* [EXERCISE]:
Return, without pictures, the lines from the start of the data through the one that contains "const yTicks = [100, 200, 300];".

** start of SOURCE EXCERPT **

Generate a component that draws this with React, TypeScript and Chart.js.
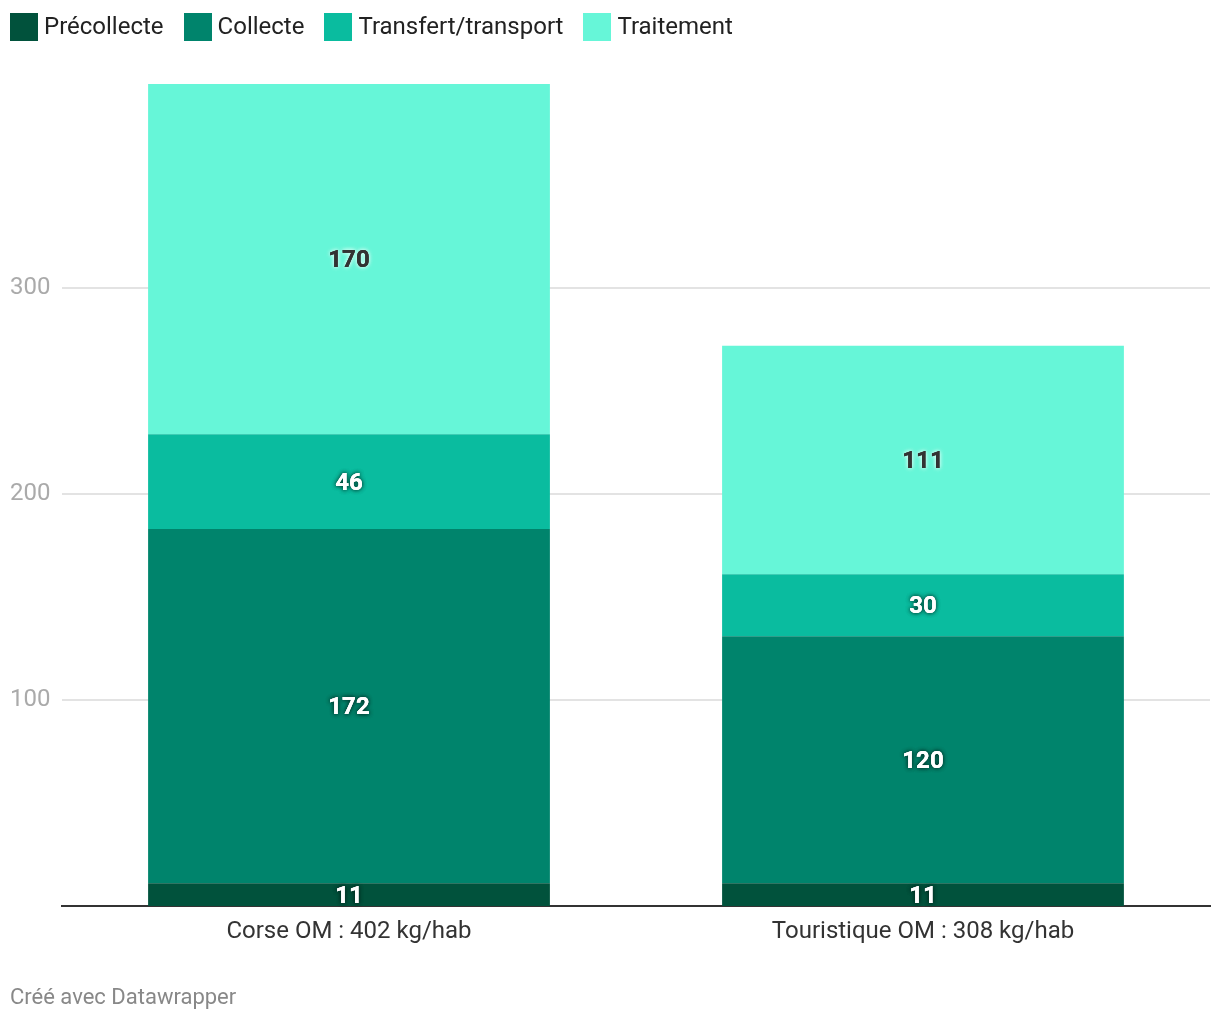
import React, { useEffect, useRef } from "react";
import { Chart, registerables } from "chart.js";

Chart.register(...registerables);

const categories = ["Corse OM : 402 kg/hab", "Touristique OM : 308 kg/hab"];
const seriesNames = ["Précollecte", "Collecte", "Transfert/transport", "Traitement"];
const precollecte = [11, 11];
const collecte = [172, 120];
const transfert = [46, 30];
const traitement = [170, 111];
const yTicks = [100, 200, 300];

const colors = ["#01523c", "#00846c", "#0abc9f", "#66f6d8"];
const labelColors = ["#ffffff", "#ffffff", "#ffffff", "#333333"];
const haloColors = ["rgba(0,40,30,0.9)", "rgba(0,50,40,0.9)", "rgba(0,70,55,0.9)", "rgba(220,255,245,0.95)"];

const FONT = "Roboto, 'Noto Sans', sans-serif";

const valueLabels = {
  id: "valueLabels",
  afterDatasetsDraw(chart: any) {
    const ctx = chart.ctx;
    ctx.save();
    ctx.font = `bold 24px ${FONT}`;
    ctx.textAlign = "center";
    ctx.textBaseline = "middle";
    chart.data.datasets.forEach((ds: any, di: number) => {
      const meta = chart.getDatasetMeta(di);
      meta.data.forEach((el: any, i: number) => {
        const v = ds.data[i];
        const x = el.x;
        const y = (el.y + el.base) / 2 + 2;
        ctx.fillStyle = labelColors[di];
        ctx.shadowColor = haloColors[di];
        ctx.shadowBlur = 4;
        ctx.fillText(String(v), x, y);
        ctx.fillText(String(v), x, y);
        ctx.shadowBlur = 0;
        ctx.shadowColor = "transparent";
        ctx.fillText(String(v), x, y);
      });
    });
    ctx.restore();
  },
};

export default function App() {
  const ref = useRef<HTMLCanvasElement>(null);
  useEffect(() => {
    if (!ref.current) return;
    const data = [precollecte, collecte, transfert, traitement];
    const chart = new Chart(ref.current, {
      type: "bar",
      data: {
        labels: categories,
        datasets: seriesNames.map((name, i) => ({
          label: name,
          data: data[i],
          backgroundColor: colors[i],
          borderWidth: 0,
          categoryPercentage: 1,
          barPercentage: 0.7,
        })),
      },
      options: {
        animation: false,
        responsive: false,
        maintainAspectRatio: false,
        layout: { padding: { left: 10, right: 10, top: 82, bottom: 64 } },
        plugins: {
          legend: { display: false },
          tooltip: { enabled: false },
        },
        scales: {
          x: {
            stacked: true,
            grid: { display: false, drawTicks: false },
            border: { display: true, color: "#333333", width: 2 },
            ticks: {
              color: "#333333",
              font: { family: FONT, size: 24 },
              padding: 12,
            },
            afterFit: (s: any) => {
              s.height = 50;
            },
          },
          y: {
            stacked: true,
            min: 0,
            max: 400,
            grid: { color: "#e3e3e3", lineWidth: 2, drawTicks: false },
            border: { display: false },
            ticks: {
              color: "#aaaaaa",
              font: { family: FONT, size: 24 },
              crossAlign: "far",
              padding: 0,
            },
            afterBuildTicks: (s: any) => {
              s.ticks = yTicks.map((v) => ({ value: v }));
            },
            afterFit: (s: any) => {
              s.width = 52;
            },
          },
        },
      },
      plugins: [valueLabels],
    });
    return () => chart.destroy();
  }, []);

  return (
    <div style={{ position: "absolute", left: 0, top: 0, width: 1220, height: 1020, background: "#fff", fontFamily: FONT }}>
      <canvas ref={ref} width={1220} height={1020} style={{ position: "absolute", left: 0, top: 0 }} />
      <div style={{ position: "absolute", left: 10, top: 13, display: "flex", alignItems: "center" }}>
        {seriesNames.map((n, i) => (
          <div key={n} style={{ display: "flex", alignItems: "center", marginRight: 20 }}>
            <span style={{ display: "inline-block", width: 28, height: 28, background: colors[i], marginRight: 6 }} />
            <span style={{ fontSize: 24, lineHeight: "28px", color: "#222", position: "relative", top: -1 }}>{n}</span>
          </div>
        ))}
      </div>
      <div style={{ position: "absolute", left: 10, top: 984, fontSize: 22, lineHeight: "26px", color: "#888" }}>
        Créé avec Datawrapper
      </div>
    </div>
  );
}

** end of SOURCE EXCERPT **

* [EXPECTED OUTPUT]:
Generate a component that draws this with React, TypeScript and Chart.js.
import React, { useEffect, useRef } from "react";
import { Chart, registerables } from "chart.js";

Chart.register(...registerables);

const categories = ["Corse OM : 402 kg/hab", "Touristique OM : 308 kg/hab"];
const seriesNames = ["Précollecte", "Collecte", "Transfert/transport", "Traitement"];
const precollecte = [11, 11];
const collecte = [172, 120];
const transfert = [46, 30];
const traitement = [170, 111];
const yTicks = [100, 200, 300];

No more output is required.